#### [Your goal]
Working from the data below, reproduce exactly the lines starting at the one that holds "Reproduce this chart with D3.js." and ending at the one that holds "14,10,14,14,10,14,10,10,14,10];". Pictures are excluded.
START The input
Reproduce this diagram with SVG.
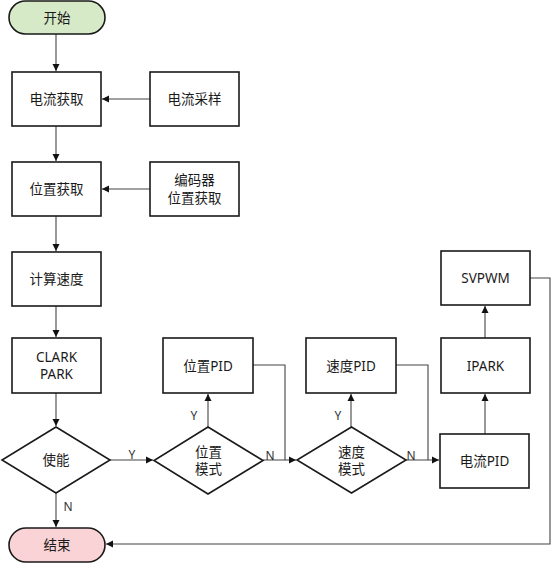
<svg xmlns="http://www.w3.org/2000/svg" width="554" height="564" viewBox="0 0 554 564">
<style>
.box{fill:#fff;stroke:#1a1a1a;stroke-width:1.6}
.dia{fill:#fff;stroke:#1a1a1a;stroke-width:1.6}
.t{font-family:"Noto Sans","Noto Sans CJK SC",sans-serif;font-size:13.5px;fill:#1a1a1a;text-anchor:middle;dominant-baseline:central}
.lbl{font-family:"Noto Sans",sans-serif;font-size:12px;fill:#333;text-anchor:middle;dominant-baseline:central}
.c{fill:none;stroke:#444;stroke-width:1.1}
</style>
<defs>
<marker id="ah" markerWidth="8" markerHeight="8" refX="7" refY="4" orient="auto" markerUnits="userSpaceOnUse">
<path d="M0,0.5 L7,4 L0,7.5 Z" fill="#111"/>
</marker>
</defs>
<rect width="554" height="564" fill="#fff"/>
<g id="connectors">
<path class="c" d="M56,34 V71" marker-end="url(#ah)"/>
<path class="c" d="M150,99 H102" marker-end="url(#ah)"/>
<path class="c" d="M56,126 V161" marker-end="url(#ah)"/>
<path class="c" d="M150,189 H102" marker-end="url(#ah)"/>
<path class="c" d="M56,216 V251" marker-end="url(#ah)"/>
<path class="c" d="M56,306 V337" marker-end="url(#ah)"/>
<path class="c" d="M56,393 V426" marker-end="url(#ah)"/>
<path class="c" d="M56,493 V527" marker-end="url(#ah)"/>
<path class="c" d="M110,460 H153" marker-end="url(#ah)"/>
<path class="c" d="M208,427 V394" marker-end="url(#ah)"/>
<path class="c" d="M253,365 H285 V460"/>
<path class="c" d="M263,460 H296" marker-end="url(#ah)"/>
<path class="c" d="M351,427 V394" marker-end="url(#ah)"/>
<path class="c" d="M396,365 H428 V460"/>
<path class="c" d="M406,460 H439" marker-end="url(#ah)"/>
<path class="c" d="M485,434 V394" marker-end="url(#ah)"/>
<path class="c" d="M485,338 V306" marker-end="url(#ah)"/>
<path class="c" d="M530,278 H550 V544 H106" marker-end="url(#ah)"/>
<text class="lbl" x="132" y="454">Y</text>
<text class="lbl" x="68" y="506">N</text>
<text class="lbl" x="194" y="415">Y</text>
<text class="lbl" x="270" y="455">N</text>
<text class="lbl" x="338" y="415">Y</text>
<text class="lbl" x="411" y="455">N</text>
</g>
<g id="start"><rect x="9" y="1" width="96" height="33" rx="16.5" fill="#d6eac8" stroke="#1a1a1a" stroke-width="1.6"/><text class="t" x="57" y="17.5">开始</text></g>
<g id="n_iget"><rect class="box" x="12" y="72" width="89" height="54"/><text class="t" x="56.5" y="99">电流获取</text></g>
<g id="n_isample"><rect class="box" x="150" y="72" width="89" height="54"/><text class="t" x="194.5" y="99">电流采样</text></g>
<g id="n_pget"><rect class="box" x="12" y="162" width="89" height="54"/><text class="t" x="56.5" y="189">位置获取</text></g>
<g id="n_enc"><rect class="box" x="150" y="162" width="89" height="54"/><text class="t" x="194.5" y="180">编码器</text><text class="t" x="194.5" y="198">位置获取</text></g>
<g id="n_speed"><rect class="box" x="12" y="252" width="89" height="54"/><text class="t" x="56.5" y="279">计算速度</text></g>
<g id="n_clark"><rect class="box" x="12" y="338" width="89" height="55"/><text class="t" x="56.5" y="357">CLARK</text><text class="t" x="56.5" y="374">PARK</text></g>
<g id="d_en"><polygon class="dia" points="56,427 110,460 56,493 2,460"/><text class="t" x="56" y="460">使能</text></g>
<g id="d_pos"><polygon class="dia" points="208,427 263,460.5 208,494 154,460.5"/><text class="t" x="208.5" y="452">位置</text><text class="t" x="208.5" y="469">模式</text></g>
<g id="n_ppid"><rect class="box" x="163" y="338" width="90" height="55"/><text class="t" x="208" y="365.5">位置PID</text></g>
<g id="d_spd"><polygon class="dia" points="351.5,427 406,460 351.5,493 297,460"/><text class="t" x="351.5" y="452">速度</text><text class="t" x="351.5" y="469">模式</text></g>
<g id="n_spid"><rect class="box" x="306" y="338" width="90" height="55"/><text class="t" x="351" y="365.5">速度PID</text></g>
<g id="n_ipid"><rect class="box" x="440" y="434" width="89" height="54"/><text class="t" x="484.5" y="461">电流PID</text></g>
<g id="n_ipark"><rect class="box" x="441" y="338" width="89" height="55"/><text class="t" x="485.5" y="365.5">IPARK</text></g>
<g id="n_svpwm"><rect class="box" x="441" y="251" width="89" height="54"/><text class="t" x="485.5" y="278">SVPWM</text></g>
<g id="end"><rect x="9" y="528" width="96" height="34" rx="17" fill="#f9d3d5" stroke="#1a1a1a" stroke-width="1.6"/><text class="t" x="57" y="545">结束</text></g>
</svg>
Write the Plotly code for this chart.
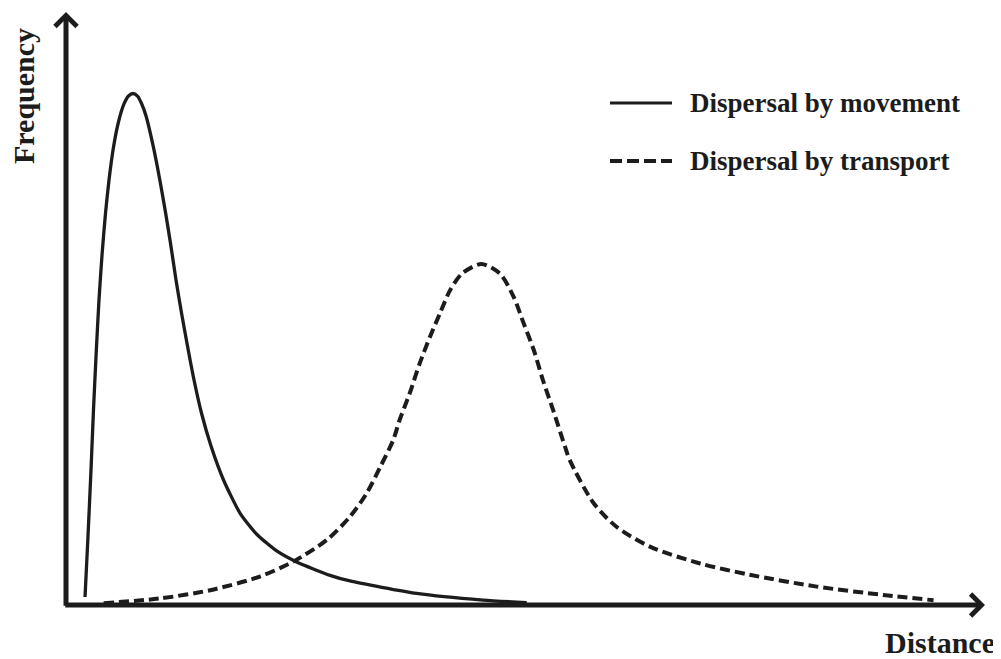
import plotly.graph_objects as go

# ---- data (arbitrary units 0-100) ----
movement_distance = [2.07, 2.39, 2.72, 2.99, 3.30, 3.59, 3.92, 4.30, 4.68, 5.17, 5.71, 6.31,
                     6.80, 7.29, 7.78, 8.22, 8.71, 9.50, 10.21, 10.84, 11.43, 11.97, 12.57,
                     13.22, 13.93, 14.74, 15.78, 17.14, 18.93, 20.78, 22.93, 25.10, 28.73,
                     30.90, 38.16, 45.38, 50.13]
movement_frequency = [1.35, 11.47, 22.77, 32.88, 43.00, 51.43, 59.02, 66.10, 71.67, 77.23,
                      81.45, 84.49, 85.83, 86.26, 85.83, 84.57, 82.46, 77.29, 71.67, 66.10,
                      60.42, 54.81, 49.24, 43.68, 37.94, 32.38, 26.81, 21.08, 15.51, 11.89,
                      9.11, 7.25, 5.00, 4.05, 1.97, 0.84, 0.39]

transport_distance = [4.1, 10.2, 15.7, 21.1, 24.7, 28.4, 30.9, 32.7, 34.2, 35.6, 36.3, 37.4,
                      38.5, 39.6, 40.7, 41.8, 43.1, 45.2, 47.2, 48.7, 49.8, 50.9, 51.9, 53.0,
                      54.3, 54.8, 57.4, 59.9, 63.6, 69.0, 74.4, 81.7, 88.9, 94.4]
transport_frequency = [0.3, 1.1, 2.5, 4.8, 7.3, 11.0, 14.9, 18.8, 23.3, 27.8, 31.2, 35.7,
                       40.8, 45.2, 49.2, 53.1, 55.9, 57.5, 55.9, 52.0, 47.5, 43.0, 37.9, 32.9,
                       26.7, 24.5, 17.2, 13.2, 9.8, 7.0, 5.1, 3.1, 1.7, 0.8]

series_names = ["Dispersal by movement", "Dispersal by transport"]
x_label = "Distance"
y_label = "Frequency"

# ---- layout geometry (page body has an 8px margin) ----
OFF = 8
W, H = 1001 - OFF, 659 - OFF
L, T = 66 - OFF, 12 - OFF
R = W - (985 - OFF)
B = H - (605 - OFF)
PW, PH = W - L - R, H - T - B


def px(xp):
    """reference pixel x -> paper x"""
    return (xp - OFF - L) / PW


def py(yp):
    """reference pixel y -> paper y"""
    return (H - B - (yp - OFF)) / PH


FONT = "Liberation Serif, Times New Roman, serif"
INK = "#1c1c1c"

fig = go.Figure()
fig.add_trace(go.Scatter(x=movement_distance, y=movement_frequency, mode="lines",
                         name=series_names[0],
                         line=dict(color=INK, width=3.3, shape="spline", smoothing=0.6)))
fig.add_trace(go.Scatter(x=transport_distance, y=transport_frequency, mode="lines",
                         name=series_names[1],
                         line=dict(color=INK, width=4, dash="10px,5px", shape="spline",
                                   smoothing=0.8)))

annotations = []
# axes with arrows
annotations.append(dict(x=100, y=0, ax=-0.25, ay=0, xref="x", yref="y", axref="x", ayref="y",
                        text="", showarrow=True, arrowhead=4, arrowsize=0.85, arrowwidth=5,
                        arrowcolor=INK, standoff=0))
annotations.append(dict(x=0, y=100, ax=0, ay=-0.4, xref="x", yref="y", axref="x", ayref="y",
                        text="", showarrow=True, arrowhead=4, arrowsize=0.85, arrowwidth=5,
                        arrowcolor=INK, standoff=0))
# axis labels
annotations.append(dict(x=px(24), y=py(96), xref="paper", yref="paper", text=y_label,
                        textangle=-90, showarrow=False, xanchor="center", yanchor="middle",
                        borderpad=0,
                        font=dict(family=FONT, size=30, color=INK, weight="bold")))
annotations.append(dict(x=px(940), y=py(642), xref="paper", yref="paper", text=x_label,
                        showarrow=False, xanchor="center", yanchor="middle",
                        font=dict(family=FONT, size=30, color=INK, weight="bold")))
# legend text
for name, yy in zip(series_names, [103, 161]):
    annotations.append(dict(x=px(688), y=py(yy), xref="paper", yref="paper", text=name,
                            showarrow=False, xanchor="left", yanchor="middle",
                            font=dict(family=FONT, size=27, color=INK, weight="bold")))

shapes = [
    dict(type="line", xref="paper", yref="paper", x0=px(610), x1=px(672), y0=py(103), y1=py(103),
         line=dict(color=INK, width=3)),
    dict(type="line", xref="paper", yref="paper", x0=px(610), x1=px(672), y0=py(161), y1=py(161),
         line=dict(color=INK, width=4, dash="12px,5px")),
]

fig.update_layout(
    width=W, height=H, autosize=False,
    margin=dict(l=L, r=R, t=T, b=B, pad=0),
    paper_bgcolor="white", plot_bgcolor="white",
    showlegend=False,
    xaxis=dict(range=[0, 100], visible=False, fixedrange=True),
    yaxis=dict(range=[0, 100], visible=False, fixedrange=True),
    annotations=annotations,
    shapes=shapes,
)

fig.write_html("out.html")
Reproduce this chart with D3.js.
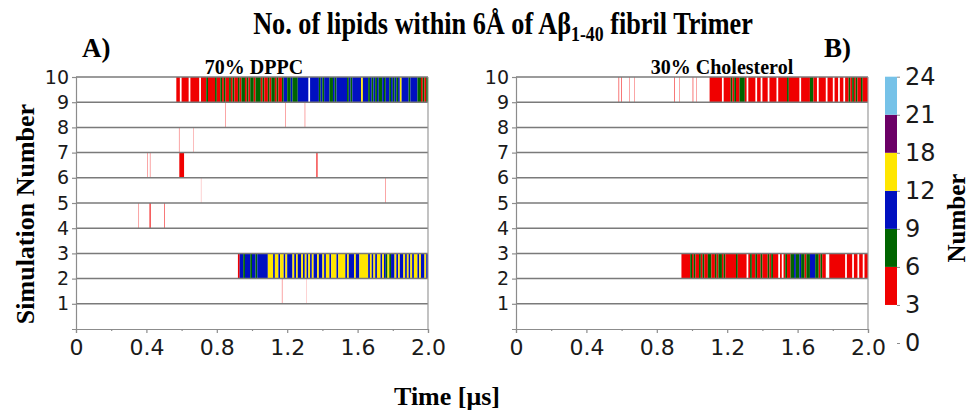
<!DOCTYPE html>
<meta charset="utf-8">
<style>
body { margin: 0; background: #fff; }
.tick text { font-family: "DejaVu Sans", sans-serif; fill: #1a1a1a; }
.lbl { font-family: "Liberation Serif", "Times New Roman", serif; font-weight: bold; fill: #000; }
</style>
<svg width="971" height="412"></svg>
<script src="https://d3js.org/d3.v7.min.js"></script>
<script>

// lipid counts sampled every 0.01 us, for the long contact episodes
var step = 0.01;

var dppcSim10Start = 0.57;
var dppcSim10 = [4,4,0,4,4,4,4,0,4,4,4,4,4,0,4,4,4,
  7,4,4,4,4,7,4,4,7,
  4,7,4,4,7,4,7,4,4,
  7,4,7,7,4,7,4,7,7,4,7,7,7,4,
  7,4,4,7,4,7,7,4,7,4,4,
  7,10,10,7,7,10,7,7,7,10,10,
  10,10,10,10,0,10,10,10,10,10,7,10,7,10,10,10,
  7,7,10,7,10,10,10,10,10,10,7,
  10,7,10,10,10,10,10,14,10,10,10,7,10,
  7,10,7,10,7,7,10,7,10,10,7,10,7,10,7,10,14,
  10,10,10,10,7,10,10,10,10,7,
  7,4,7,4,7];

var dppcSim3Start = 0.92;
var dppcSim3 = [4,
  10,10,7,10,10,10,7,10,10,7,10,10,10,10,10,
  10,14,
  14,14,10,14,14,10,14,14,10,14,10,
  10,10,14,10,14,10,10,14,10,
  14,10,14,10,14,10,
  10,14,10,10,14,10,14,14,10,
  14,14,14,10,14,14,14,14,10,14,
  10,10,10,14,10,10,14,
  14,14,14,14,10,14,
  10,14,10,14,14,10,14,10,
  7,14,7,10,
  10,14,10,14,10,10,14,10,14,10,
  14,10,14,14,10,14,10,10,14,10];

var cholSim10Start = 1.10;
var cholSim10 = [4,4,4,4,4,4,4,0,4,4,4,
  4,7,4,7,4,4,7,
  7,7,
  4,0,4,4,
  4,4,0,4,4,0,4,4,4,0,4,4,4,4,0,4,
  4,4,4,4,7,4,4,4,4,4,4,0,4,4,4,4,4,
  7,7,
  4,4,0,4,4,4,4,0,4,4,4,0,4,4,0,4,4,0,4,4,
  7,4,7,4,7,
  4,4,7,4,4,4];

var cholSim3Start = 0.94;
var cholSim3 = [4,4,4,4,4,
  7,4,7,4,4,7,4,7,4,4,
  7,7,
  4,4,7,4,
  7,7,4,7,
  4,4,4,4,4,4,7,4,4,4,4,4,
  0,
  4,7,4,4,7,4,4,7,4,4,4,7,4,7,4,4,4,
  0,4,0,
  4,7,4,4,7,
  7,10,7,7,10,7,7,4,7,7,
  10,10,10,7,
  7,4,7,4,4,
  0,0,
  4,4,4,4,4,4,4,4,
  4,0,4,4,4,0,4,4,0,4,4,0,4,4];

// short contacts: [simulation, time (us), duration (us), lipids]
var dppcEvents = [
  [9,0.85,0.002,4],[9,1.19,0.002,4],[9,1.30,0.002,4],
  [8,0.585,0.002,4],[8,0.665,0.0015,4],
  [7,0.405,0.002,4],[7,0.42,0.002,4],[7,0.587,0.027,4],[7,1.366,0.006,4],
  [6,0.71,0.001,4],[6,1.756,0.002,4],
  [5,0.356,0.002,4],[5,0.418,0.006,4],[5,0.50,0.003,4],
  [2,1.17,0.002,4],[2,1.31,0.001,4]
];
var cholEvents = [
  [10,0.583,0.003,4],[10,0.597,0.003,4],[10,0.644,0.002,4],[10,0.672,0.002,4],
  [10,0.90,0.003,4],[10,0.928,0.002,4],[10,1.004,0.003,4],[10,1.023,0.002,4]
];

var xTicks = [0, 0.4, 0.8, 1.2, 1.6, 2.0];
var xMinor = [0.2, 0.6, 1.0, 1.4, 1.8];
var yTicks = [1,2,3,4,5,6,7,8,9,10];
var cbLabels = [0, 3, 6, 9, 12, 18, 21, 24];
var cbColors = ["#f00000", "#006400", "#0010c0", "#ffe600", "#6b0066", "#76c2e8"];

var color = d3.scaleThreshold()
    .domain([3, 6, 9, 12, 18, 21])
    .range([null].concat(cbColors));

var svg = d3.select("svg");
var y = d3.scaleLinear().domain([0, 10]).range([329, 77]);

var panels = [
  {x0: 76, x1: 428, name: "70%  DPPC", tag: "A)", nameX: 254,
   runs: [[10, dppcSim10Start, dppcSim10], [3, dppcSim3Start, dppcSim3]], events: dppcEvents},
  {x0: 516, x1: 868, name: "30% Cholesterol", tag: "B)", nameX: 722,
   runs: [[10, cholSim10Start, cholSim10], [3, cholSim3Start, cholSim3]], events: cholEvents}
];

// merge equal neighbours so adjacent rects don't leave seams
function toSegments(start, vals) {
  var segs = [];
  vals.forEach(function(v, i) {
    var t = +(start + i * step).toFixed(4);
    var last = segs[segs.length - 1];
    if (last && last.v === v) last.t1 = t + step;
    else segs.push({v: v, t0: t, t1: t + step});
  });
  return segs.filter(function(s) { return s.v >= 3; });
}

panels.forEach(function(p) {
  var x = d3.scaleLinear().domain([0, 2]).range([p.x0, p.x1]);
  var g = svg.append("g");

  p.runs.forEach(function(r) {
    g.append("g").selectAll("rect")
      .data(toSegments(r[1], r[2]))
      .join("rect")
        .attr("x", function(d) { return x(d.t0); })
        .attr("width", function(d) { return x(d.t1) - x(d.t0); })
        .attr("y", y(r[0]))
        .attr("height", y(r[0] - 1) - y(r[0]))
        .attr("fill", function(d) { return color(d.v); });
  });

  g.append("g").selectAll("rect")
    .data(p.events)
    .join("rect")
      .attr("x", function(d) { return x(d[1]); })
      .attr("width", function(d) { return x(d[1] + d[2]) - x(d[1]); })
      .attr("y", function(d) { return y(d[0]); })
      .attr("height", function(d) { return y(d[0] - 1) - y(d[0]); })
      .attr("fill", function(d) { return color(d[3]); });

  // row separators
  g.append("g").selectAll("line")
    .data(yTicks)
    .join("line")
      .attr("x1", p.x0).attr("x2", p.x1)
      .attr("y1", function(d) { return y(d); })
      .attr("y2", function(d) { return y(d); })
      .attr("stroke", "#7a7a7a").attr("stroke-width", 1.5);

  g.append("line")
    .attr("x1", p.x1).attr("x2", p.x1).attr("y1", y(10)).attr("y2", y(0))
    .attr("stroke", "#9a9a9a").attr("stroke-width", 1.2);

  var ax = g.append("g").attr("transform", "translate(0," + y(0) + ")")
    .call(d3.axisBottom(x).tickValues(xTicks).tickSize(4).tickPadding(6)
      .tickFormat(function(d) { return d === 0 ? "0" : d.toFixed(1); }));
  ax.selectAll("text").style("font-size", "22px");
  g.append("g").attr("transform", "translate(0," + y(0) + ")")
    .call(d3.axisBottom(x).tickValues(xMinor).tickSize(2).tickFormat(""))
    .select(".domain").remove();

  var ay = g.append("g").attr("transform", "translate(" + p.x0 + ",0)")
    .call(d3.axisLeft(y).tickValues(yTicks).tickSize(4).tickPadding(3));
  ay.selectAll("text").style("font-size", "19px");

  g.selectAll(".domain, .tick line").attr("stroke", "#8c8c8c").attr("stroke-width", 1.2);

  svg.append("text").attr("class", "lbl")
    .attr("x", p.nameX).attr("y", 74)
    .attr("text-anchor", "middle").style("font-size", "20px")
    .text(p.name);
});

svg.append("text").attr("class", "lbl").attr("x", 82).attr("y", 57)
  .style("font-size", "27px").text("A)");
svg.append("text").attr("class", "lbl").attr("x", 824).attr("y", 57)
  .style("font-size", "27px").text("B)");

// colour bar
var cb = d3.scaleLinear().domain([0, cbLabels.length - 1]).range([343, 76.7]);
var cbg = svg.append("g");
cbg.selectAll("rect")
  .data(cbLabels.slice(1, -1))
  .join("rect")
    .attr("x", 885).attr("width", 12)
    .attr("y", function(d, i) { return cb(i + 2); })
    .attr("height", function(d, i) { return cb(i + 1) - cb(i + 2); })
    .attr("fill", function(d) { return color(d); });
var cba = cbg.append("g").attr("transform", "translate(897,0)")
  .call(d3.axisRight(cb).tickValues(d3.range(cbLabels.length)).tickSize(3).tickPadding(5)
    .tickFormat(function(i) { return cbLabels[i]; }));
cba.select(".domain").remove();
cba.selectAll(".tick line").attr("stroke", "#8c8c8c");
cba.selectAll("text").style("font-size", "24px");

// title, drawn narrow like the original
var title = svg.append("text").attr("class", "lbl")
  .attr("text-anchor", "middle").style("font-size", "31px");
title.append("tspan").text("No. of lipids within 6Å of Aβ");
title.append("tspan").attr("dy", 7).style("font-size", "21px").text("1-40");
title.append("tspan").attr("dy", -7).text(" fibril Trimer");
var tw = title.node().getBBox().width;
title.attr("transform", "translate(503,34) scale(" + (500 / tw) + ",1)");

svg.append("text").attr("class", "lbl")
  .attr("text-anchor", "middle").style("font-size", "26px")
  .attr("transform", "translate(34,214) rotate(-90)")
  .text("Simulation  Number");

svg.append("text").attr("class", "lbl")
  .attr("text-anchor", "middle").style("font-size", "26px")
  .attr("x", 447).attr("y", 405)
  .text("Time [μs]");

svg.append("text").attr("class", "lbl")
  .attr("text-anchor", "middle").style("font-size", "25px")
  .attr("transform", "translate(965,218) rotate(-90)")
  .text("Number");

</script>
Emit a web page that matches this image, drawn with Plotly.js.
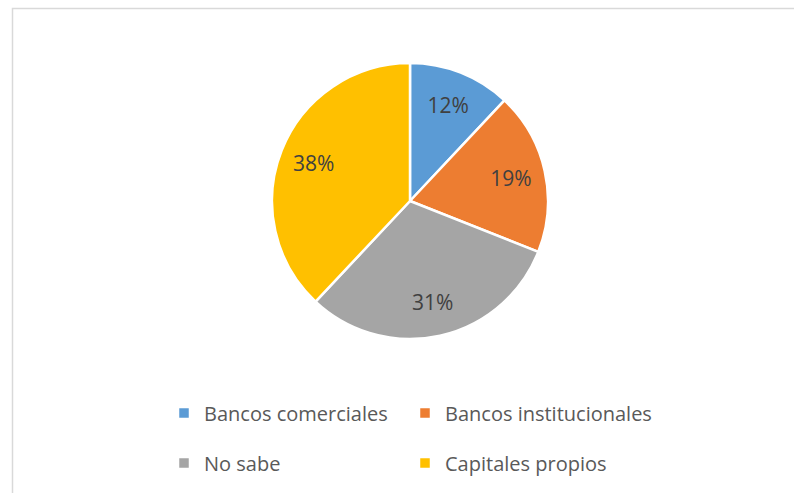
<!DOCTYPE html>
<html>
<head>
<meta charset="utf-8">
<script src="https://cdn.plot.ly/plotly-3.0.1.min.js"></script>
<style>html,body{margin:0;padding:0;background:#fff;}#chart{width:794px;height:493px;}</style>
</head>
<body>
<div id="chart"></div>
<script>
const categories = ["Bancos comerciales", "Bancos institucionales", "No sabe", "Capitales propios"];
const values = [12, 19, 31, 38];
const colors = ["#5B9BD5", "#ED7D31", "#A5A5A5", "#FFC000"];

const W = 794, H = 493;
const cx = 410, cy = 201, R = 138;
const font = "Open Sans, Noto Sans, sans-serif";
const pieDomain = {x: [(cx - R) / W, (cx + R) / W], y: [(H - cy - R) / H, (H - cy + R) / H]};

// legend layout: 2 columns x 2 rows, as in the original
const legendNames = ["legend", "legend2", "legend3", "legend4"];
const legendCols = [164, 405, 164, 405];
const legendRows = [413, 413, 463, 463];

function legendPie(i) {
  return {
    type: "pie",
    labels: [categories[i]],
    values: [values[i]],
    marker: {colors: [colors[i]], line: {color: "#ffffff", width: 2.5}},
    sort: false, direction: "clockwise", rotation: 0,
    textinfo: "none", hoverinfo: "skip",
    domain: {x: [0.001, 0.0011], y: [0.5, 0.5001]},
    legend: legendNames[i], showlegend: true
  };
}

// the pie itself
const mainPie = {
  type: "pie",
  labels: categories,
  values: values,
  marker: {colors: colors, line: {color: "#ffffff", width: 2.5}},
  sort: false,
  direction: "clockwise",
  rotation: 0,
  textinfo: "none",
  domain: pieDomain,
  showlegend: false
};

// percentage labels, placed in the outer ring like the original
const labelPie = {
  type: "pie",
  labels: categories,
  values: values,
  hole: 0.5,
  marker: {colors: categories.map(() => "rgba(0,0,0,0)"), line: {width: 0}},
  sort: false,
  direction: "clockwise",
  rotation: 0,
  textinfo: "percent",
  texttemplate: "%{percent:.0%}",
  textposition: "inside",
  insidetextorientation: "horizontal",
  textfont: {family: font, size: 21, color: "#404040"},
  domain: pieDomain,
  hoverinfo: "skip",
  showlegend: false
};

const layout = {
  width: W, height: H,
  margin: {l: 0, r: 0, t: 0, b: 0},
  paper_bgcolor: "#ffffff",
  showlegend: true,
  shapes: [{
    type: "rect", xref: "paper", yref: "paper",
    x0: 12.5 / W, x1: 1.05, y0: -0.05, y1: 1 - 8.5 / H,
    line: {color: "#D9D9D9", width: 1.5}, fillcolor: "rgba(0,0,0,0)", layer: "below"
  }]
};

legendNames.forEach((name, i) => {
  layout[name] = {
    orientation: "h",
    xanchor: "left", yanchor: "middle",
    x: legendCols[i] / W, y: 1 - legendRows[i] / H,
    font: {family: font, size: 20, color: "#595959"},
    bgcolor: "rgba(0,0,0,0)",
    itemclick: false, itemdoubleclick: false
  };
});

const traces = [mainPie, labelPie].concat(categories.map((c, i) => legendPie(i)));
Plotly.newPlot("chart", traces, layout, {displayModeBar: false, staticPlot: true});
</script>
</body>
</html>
END The input
#### [Reply]
Reproduce this chart with D3.js.
<!DOCTYPE html>
<meta charset="utf-8">
<style>
body { margin: 0; background: #fff; }
.tick text { font-family: "DejaVu Sans", sans-serif; fill: #1a1a1a; }
.lbl { font-family: "Liberation Serif", "Times New Roman", serif; font-weight: bold; fill: #000; }
</style>
<svg width="971" height="412"></svg>
<script src="https://d3js.org/d3.v7.min.js"></script>
<script>

// lipid counts sampled every 0.01 us, for the long contact episodes
var step = 0.01;

var dppcSim10Start = 0.57;
var dppcSim10 = [4,4,0,4,4,4,4,0,4,4,4,4,4,0,4,4,4,
  7,4,4,4,4,7,4,4,7,
  4,7,4,4,7,4,7,4,4,
  7,4,7,7,4,7,4,7,7,4,7,7,7,4,
  7,4,4,7,4,7,7,4,7,4,4,
  7,10,10,7,7,10,7,7,7,10,10,
  10,10,10,10,0,10,10,10,10,10,7,10,7,10,10,10,
  7,7,10,7,10,10,10,10,10,10,7,
  10,7,10,10,10,10,10,14,10,10,10,7,10,
  7,10,7,10,7,7,10,7,10,10,7,10,7,10,7,10,14,
  10,10,10,10,7,10,10,10,10,7,
  7,4,7,4,7];

var dppcSim3Start = 0.92;
var dppcSim3 = [4,
  10,10,7,10,10,10,7,10,10,7,10,10,10,10,10,
  10,14,
  14,14,10,14,14,10,14,14,10,14,10,
  10,10,14,10,14,10,10,14,10,
  14,10,14,10,14,10,
  10,14,10,10,14,10,14,14,10,
  14,14,14,10,14,14,14,14,10,14,
  10,10,10,14,10,10,14,
  14,14,14,14,10,14,
  10,14,10,14,14,10,14,10,
  7,14,7,10,
  10,14,10,14,10,10,14,10,14,10,
  14,10,14,14,10,14,10,10,14,10];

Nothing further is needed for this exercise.